** START Information provided **
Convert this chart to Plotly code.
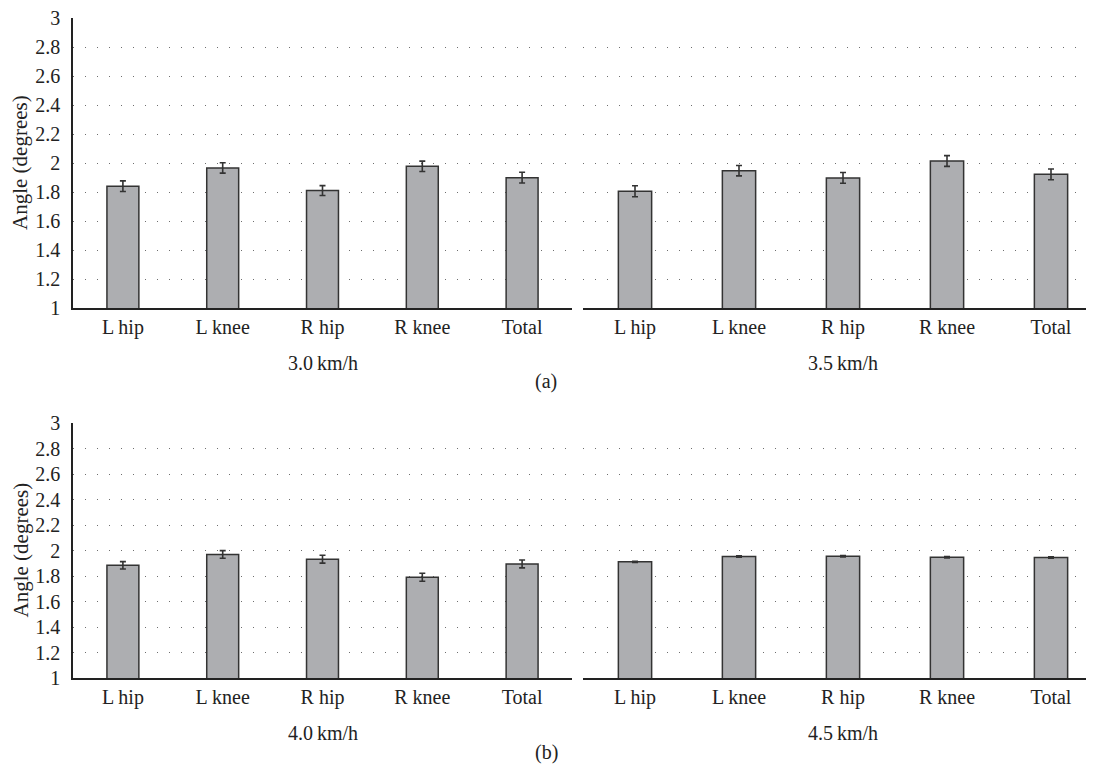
import plotly.graph_objects as go

categories = ["L hip", "L knee", "R hip", "R knee", "Total"]

speed_titles = ["3.0\u2009km/h", "3.5\u2009km/h", "4.0\u2009km/h", "4.5\u2009km/h"]

v30 = [1.84, 1.966, 1.81, 1.977, 1.899]
e30 = [0.037, 0.036, 0.034, 0.036, 0.037]

v35 = [1.805, 1.947, 1.897, 2.014, 1.922]
e35 = [0.038, 0.036, 0.037, 0.037, 0.037]

v40 = [1.884, 1.969, 1.932, 1.79, 1.895]
e40 = [0.029, 0.030, 0.031, 0.031, 0.031]

v45 = [1.911, 1.953, 1.955, 1.947, 1.945]
e45 = [0.005, 0.005, 0.006, 0.006, 0.006]

y_ticks = [1, 1.2, 1.4, 1.6, 1.8, 2, 2.2, 2.4, 2.6, 2.8, 3]
panel_labels = ["(a)", "(b)"]
y_title = "Angle (degrees)"

# page body has an 8px margin; size the figure so the page fits the window
OFF = 8
W, H = 1094 - 2 * OFF, 780 - 2 * OFF
FONT = "Liberation Serif"
FS = 20
TXT = "#222222"

def px_x(p):
    return (p - OFF) / W

def px_y(p):
    return 1 - (p - OFF) / H

fig = go.Figure()

series = [(v30, e30), (v35, e35), (v40, e40), (v45, e45)]
for i, (vals, errs) in enumerate(series):
    n = "" if i == 0 else str(i + 1)
    fig.add_trace(go.Bar(
        x=categories, y=vals, width=0.32,
        xaxis="x" + n, yaxis="y" + n,
        marker=dict(color="#adaeb1", line=dict(color="#333333", width=1.5)),
        error_y=dict(type="data", array=errs, visible=True,
                     color="#333333", thickness=1.6, width=3),
        showlegend=False,
    ))

# right-hand panels run past the window edge (cropped), left ones end at 572
left_px = (73, 572)
right_px = (583, W + OFF)
left_unit = (left_px[1] - left_px[0]) / 5.0
right_unit = 104.0

x_left = [px_x(left_px[0]), px_x(left_px[1])]
x_right = [px_x(right_px[0]), 1.0]
range_left = [-0.5, 4.5]
range_right = [-0.5, -0.5 + (right_px[1] - right_px[0]) / right_unit]

y_top = [px_y(308), px_y(18)]
y_bot = [px_y(678), px_y(423)]

domains = [(x_left, y_top, range_left), (x_right, y_top, range_right),
           (x_left, y_bot, range_left), (x_right, y_bot, range_right)]

layout = dict(
    template="none",
    width=W, height=H, autosize=False,
    margin=dict(l=0, r=0, t=0, b=0, pad=0, autoexpand=False),
    paper_bgcolor="white", plot_bgcolor="white",
    font=dict(family=FONT, size=FS, color=TXT),
    annotations=[],
)

for i, (xd, yd, xr) in enumerate(domains):
    n = "" if i == 0 else str(i + 1)
    is_left = i in (0, 2)
    layout["xaxis" + n] = dict(
        domain=xd, anchor="y" + n, type="category", automargin=False,
        range=xr,
        showline=True, linecolor="#222222", linewidth=1.5,
        showgrid=False, zeroline=False,
        ticks="",
        tickfont=dict(family=FONT, size=FS, color=TXT),
    )
    layout["yaxis" + n] = dict(
        domain=yd, anchor="x" + n, range=[1, 3], automargin=False,
        tickvals=y_ticks, ticktext=[f"{t:g}" for t in y_ticks],
        showticklabels=is_left, ticklabeloverflow="allow",
        showline=is_left, linecolor="#222222", linewidth=1.5,
        showgrid=True, gridcolor="#6e6e6e", gridwidth=1.4,
        griddash="1.4px,10.6px",
        zeroline=False,
        ticks="outside" if is_left else "", ticklen=7,
        tickcolor="rgba(0,0,0,0)",
        tickfont=dict(family=FONT, size=FS, color=TXT),
    )
    ybase = 363 if i < 2 else 733
    layout["annotations"].append(dict(
        x=2, y=px_y(ybase), xref="x" + n, yref="paper",
        text=speed_titles[i], showarrow=False,
        font=dict(family=FONT, size=FS, color=TXT),
        xanchor="center", yanchor="middle",
    ))

for yc in [(18 + 308) / 2, (423 + 678) / 2]:
    layout["annotations"].append(dict(
        x=px_x(20), y=px_y(yc), xref="paper", yref="paper",
        text=y_title, showarrow=False, textangle=-90,
        font=dict(family=FONT, size=21, color=TXT),
        xanchor="center", yanchor="middle",
    ))

for lab, yp in zip(panel_labels, [381, 752]):
    layout["annotations"].append(dict(
        x=px_x(546), y=px_y(yp), xref="paper", yref="paper",
        text=lab, showarrow=False,
        font=dict(family=FONT, size=FS, color=TXT),
        xanchor="center", yanchor="middle",
    ))

fig.update_layout(**layout)
fig.write_html("out.html")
** END Information provided **
The problem ▸ Repeat the listing above from its first line through the line that contains "e30 = [0.037, 0.036, 0.034, 0.036, 0.037]", both included, and nothing more. Drop the pictures.

Exercise solution ▸
Convert this chart to Plotly code.
import plotly.graph_objects as go

categories = ["L hip", "L knee", "R hip", "R knee", "Total"]

speed_titles = ["3.0\u2009km/h", "3.5\u2009km/h", "4.0\u2009km/h", "4.5\u2009km/h"]

v30 = [1.84, 1.966, 1.81, 1.977, 1.899]
e30 = [0.037, 0.036, 0.034, 0.036, 0.037]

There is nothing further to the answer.